In yet another step toward our dream of full time RVing, we have found a much smaller apartment. This means that we have to get cracking even harder at getting rid of lots of junk. Since we can't afford to buy an RV yet, we continue to get rid of more stuff and downsize. By the time, we can get the RV, it should be fairly easy to move right in.
I am cautiously excited about the move. Don't get me wrong, I am really excited about the apartment. It has a fireplace, really nice patios, has updated fixtures and its right by the community pool and hot tub. In other words, it is awesome! We have looked at a lot of apartments and this is the best of the best. It just feels right.
There are several reasons we decided to make yet another move. The biggest factor was the extremely high utility bills here. We are paying about the same for utilities that we paid while we were renting the big house with the pool. Granted, this is a fairly large townhouse, but they shouldn't be that high. Poor insulation and very aged equipment, I am sure, are to blame.
Another issue I have is the lack of maintenance here. Broken light fixtures, incomplete landscaping and office staff that have a nonchalant attitude are getting old. I don't get that warm fuzzy feeling that a home should provide. Besides, as we have found, we can get a lot more amenities for less money.
Now, I am one that is usually looking forward and not second guessing my decisions. But for some reason, I have been hedging on which complex to live in. I kept going back and forth on which one would be the best. It was as if I was scared to make a decision. I guess I was just afraid of making a bad choice. After much talking and worrying and more talking, I realized no matter what we choose, it will be the best. And, we are renting, its not like we are stuck with our choice (as all our moves can prove.) We are hoping to be on the road in a year anyway.
So today we went back to the best choice and filled out the paperwork. The other day we had put some money down to be put on a waiting list. We went back today to get measurements and look at the apartment again. We went ahead and filled out the application and started the process.

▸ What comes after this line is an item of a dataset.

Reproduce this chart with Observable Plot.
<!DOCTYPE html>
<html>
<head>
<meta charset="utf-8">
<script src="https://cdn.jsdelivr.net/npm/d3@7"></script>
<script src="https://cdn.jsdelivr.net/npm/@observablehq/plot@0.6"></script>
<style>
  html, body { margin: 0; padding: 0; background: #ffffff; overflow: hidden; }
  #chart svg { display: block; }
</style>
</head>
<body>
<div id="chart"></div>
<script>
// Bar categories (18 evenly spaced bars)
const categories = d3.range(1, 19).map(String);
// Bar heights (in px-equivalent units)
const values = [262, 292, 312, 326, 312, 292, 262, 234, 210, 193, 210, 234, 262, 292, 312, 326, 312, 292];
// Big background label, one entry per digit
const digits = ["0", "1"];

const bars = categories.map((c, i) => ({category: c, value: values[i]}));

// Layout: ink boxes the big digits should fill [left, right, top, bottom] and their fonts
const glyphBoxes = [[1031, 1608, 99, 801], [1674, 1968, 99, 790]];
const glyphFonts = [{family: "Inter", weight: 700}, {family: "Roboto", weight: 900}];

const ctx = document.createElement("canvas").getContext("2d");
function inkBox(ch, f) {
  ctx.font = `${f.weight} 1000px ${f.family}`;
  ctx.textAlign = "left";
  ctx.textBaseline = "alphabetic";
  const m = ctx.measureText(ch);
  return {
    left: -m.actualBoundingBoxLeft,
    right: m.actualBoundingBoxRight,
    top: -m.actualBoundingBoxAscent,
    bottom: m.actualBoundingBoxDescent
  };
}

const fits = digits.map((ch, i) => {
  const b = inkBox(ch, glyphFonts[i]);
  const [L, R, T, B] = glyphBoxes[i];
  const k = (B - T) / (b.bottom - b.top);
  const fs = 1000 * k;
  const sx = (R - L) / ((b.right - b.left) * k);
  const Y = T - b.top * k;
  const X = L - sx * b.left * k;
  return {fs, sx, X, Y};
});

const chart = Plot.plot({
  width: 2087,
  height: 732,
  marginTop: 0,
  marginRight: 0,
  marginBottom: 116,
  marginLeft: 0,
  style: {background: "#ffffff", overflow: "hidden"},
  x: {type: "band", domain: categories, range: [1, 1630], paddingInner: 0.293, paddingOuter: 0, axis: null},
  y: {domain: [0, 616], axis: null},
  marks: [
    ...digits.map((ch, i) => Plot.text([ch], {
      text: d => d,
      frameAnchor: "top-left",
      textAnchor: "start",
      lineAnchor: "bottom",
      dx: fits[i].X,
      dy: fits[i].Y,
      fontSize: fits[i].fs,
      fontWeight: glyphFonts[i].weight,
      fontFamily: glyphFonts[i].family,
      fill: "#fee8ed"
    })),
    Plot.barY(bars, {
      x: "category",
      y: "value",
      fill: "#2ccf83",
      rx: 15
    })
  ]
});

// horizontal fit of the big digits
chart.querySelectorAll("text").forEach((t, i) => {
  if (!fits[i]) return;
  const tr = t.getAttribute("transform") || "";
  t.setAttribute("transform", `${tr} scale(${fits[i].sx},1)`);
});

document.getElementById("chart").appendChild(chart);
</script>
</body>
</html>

I am really nervous about getting approval. We filed bankruptcy two years ago and I am always afraid I won't get approved to move in. We make more than enough money and we have never had any late payments, so hopefully there should be no problems. I won't relax, though, until we hear back. Probably the worst case scenario would be that we have to pay more deposit money. It wasn't an issue with this apartment so hopefully there will be no problems. The other issue is all the money needed to move. We have to save lots of money, so we will be living a meager life for a few months.
I think the true reason I am not as excited about this as I normally would be is that there will be one less tenant in the new apartment. It has become very apparent that our 13 year old yellow lab, Mattie, is nearing her end. We can see the deterioration in her health almost daily. I don't want to see her suffer but I am struggling with knowing when the time is right. I know she will let me know when she is ready, I just don't think I am truly ready to listen. It will be a hard decision even though I know she won't be suffering anymore. I am trying not to dwell on the end. I want to enjoy each moment I have left with her.
For now, the best thing I can do is keep busy and continue to purge, purge, purge. Tomorrow, we start tackling the closets and dressers. We will also be selling lots of furniture and other unnecessary items as we go. The purging always makes me feel better. I do not do well with clutter. I love a clean, uncluttered life.
As always, everything works out for the best and happens at the right time. I will go to bed tonight keeping that as my mantra as I fall asleep. I have nothing to complain about. I have an abundant life and for that I am grateful. Abundance will continue and I will continue being thankful.
Travel safe.
I hope you get the apartment too and some photos wouldn't hurt.... Just sayin'.